Museums and landmarks across the state feature recreated wagons covered in canvas, and small towns have tourist strips decked out in frontier fonts. At my elementary school in Portland, we went to Oregon Trail camp and made “pioneer crafts,” coloring quilt patterns and shaking cream into butter in baby-food jars. From first to fourth grade I checked out every pioneer story the school library had to offer, wrote book reports with the plot summary “endured many hardships on the prairie,” and learned early how to spell “perseverance.” At recess, where other kids might play house, we played covered wagons.

It’s not just Oregonians, either; a generation of American kids grew up on the Oregon Trail computer game, shooting bison and dying of dysentery all across the prairie. Today, the pixelated icon has become an app, and adults can participate in a live-action version, as Emily Grosvenor reported for us in 2014:

Emily Grosvenor

Teams of 2-4 people, many in pioneer garb, build a wagon out of paper and dowel rods before tackling 10 challenges inspired by the computer game—things like floating the wagon across a kiddie pool, shooting at game with nerf guns, competing in a three-legged dysentery race to an outhouse. Instead of finding shelter, we built a tarp tent while volunteers sprayed us with water. We survived being pummeled with pool noodles by roller derby girls at the Platte River station. …

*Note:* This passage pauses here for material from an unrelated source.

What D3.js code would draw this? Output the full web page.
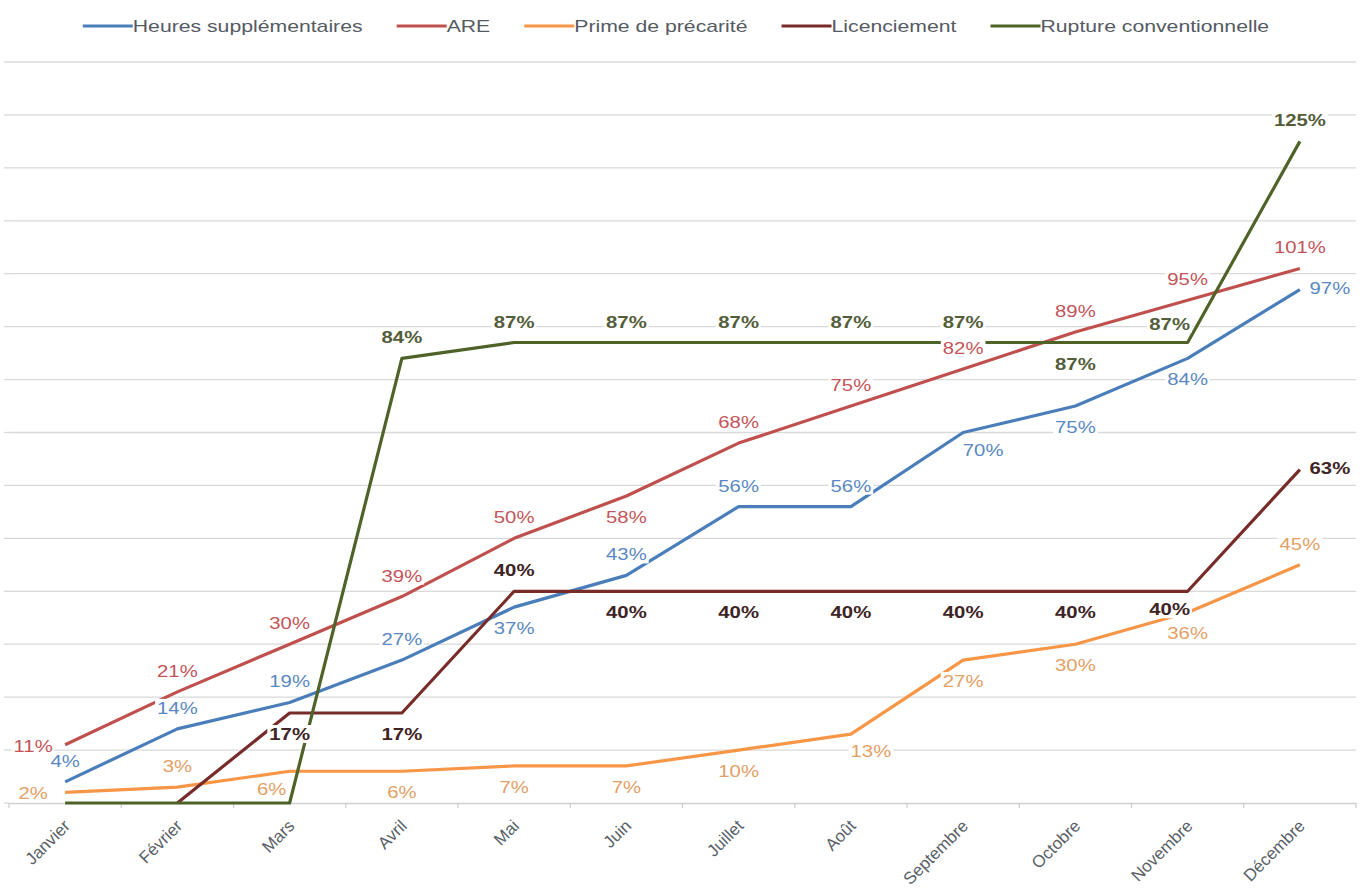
<!DOCTYPE html>
<html>
<head>
<meta charset="utf-8">
<script src="https://cdn.jsdelivr.net/npm/d3@7"></script>
<style>
  html, body { margin: 0; padding: 0; background: #ffffff; }
  svg { display: block; }
  text { font-family: "Liberation Sans", Arial, sans-serif; }
</style>
</head>
<body>
<svg id="chart" width="1370" height="895"></svg>
<script>
// ---------- DATA ----------
const months = ["Janvier","Février","Mars","Avril","Mai","Juin","Juillet","Août","Septembre","Octobre","Novembre","Décembre"];
const heuresSupplementaires = [4,14,19,27,37,43,56,56,70,75,84,97];
const are                   = [11,21,30,39,50,58,68,75,82,89,95,101];
const primePrecarite        = [2,3,6,6,7,7,10,13,27,30,36,45];
const licenciement          = [null,0,17,17,40,40,40,40,40,40,40,63];
const ruptureConventionnelle= [0,0,0,84,87,87,87,87,87,87,87,125];
const yTicks = [0,10,20,30,40,50,60,70,80,90,100,110,120,130,140];

// label placement codes (where each value label sits relative to its point)
const placeHeures   = ["above","above","above","above","below","above","above","above","belowRight","below","below","right"];
const placeAre      = ["left","above","above","above","above","below","above","above","above","above","above","above"];
const placePrime    = ["left","above","belowLeft","below","below","below","below","belowRight","below","below","below","above"];
const placeLicenc   = ["below","below","below","below","above","below","below","below","below","below","belowLeft","right"];
const placeRupture  = ["above","above","above","above","above","above","above","above","above","below","aboveLeft","above"];

const series = [
  {name:"Heures supplémentaires", values:heuresSupplementaires, place:placeHeures,  color:"#4a7ebb", label:"#5a88c2", weight:"normal"},
  {name:"ARE",                    values:are,                   place:placeAre,     color:"#c0504d", label:"#c4545a", weight:"normal"},
  {name:"Prime de précarité",     values:primePrecarite,        place:placePrime,   color:"#f79646", label:"#e3a066", weight:"normal"},
  {name:"Licenciement",           values:licenciement,          place:placeLicenc,  color:"#772c2a", label:"#3e2424", weight:"bold"},
  {name:"Rupture conventionnelle",values:ruptureConventionnelle,place:placeRupture, color:"#4f6228", label:"#545d3a", weight:"bold"}
];

const offsets = {
  above:[0,-21], below:[0,21], left:[-32,1], right:[30,-2],
  belowLeft:[-18,18], belowRight:[20,17], aboveLeft:[-18,-19]
};

// ---------- LAYOUT ----------
const svg = d3.select("#chart");
const sx = 1.27;   // horizontal stretch of value-label text
const lsx = 1.31;  // horizontal stretch of legend text

const x = d3.scaleBand().domain(months).range([9, 1356]).padding(0);
const y = d3.scaleLinear().domain([0, 140]).range([803, 62]);
const cx = m => x(m) + x.bandwidth() / 2;

// gridlines
svg.append("g").selectAll("line").data(yTicks.filter(d => d > 0)).join("line")
  .attr("x1", 9).attr("x2", 1356)
  .attr("y1", d => y(d)).attr("y2", d => y(d))
  .attr("stroke", "#d9d9d9").attr("stroke-width", 1.3);

// small y tick marks at left
svg.append("g").selectAll("line").data(yTicks).join("line")
  .attr("x1", 4).attr("x2", 9)
  .attr("y1", d => y(d)).attr("y2", d => y(d))
  .attr("stroke", "#d9d9d9").attr("stroke-width", 1.3);

// x axis
const xAxis = svg.append("g").attr("transform", "translate(0,803)")
  .call(d3.axisBottom(x).tickSize(0).tickPadding(0));
xAxis.select(".domain").attr("stroke", "#cfcfcf").attr("stroke-width", 1.5);
xAxis.selectAll(".tick text")
  .attr("font-size", 17)
  .attr("fill", "#5a5f68")
  .attr("text-anchor", "end")
  .attr("dy", 0)
  .attr("transform", "translate(6,24) rotate(-45)");
// boundary ticks
svg.append("g").selectAll("line").data(months.concat(["_end"])).join("line")
  .attr("x1", d => d === "_end" ? 1356 : x(d)).attr("x2", d => d === "_end" ? 1356 : x(d))
  .attr("y1", 803).attr("y2", 808)
  .attr("stroke", "#cfcfcf").attr("stroke-width", 1.3);

// lines
const line = d3.line()
  .defined(d => d.v !== null)
  .x(d => cx(d.m)).y(d => y(d.v));

series.forEach(s => {
  const pts = months.map((m, i) => ({m, v: s.values[i]}));
  svg.append("path").datum(pts)
    .attr("fill", "none")
    .attr("stroke", s.color)
    .attr("stroke-width", 3.2)
    .attr("stroke-linejoin", "round")
    .attr("d", line);
});

// value labels
const labelLayer = svg.append("g");
series.forEach(s => {
  months.forEach((m, i) => {
    const v = s.values[i];
    if (v === null || v === 0) return;
    const off = offsets[s.place[i]];
    const px = cx(m) + off[0], py = y(v) + off[1];
    const g = labelLayer.append("g").attr("transform", `translate(${px},${py})`);
    const rect = g.append("rect").attr("fill", "#ffffff");
    const t = g.append("text")
      .attr("transform", `scale(${sx},1)`)
      .attr("text-anchor", "middle")
      .attr("y", 6)
      .attr("font-size", 16)
      .attr("font-weight", s.weight)
      .attr("fill", s.label)
      .text(v + "%");
    const w = t.node().getComputedTextLength() * sx;
    rect.attr("x", -w / 2 - 2).attr("y", -9).attr("width", w + 4).attr("height", 18);
  });
});

// legend
const legend = svg.append("g").attr("transform", "translate(0,26)");
const lineW = 50, gap = 34;
let widths = [];
const tmp = legend.append("text").attr("font-size", 16.2);
series.forEach(s => { tmp.text(s.name); widths.push(tmp.node().getComputedTextLength() * lsx); });
tmp.remove();
const total = d3.sum(widths) + series.length * lineW + (series.length - 1) * gap;
let lx = 676 - total / 2;
series.forEach((s, i) => {
  legend.append("line")
    .attr("x1", lx).attr("x2", lx + lineW).attr("y1", 0).attr("y2", 0)
    .attr("stroke", s.color).attr("stroke-width", 3.2);
  legend.append("text")
    .attr("transform", `translate(${lx + lineW},6) scale(${lsx},1)`)
    .attr("font-size", 16.2)
    .attr("fill", "#555a63")
    .text(s.name);
  lx += lineW + widths[i] + gap;
});
</script>
</body>
</html>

On the trail, as in the game, if you killed a bison, you could only carry 200 pounds of meat with you. In the live-action game, participants face the task of pushing 200 pounds of meat up a hill—in this case, a 200-pound man in a wagon regaling the crowd with meat facts. …

The nostalgia is intense, the group bonding quotient is high, the survival rate is through the roof. And luckily, the chances of dying of dysentery? Next to none.

You can sign up here. But a look back at Harvey’s 1910 account reveals a much less innocent side of the great migration west. His language is military—the wagon train is an “army” that moves in columns and wakes to reveille—and that’s no accident, since the settlers’ presence is partly an act of war:

Thus, diversified by occasional rushes of vast herds of buffaloes across the trail, or by menaces of attack from Indians hovering near in large bands, the days, weeks, and months passed. … The Platte, Fort Laramie, Independence Rock, South Pass, Fort Bridger, Fort Hall, Fort Boise, and other halting-places were greeted and left behind. From their lookouts on ridges and in mountain-gorges the Sioux, Crows, and Blackfeet, seeing white women and children for the first time, read their own doom in this vast migration of a great people.

At the end of 1848 there were only five hundred American settlers west of the Rocky Mountains and north of California. When, in September, 1843, the column … filed across the Cascade Mountains, and down into the valley of the Willamette, a thousand were added to this population-roll, and the first corps of the American army of occupation arrived in Oregon.

Oregon’s pioneers weren’t only propelled by the simple motives I learned as a child—hope, bravery, wanderlust, the desire for something better. That’s part of the story, but as Harvey explains, “They were also the answer to appeals for colonists who would rescue the Northwest from England,” staking a claim for American empire by settling in contested territory. More grievously, their mission was to colonize what Harvey calls “an Indian-infested region,” and the “vast migration” that began with the wagon train in 1843 did indeed spell doom for Native American tribes. As Weston put it recently,

This was Manifest Destiny, and there’d never be enough room for Native Americans and white settlers. In treaty after reneged treaty, the land granted to the tribes of the Great Plains shrunk. The U.S. wanted them docile, to take up farming on the reservations and stay put. … The Army planned to slaughter all buffalo and starve the tribes into submission.

Which leaves the Oregon Trail story—where? It’s a marvel, and a tragedy, the story of a nation’s progress and of other nations’ loss. It’s a story of people who set out to build new lives for themselves, of people whose lives were destroyed in the process, and of something more human than Manifest Destiny, a story of change and of harm and of hope.